Les appels à la consolidation de la filière, portés par le Ministère des Armées, incitent à des configurations capables d’absorber des commandes pluriannuelles. Armytec 3D coche plusieurs cases : maillage d’expertises, capacité à industrialiser rapidement, pilotage qualité et logistique. La présence sur des événements sectoriels, tels que le Forum Entreprises Défense 2025 organisé par la SIMMT, contribue à renforcer la visibilité du GIE auprès des unités clientes et des acteurs de la MCO terrestre.

Chiffres clés Armytec 3D

  • Année de création : 2023.
  • Membres : 14 entreprises, majoritairement ardennaises.
  • Effectifs cumulatifs : plus de 1 000 collaborateurs.
  • Chiffre d’affaires cumulé : plus de 180 M€.
  • SIREN : 980223077.
  • Contrats en négociation : 5, dont systèmes de tourelles anti-aériennes et pièces ferroviaires.
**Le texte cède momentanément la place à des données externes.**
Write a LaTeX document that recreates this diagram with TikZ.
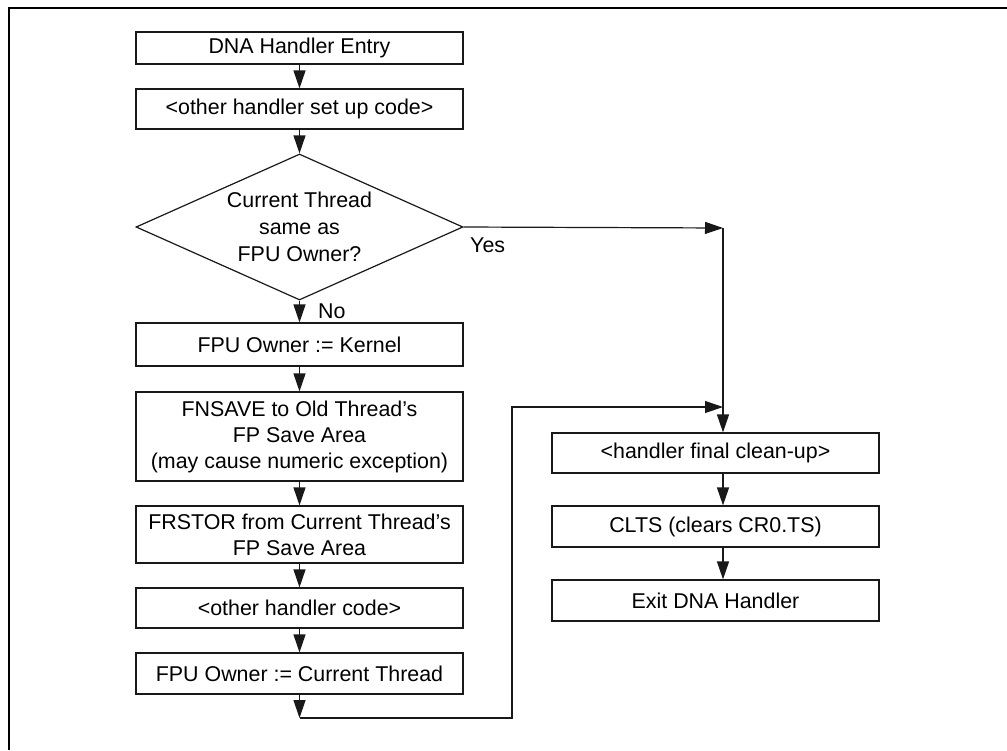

Un jalon pour la filière : ce que change l’arrivée d’un produit propriétaire

Le passage à un produit propriétaire est une inflexion structurante pour la trajectoire d’Armytec 3D. Il s’agit d’installer un actif qui stabilise la marge, élargit le spectre commercial et crédibilise le GIE comme développeur et non plus uniquement comme intégrateur. À court terme, la réussite se mesurera à trois marqueurs :

  • La capacité à tenir le calendrier d’industrialisation jusqu’à la première série.
  • La conversion d’intentions d’usage, côté Armée et services civils, en commandes fermes.
  • La robustesse du modèle dual, combinant sous-traitance pluriannuelle et ventes de Trekkady.

À moyen terme, Guillaume Malherbe positionne le Trekkady comme une première pierre d’un portefeuille d’équipements propriétaires. L’industrialisation servira alors de gabarit pour d’autres produits ciblés sur des besoins opérationnels simples, à forte valeur d’usage.

Cap industriel franchi par Armytec 3D

En plaçant le Trekkady sur une trajectoire d’industrialisation réaliste et financée, Armytec 3D se dote d’un atout stratégique : un produit maison, aligné avec les attentes d’efficacité et de simplicité exprimées par les forces. La décision attendue du C2IME en octobre 2025 fera office de test, mais le cap est posé, sans dépendance à un financement externe.

L’ancrage ardennais, la dynamique de sous-traitance et le développement d’actifs propriétaires forment un triptyque cohérent pour la filière. La visibilité offerte par les rendez-vous sectoriels, notamment le FID 2025 et le FED 2025, peut accélérer le passage de l’intention à la commande. Reste à transformer l’essai industriel en volume vendu et maintenu dans la durée.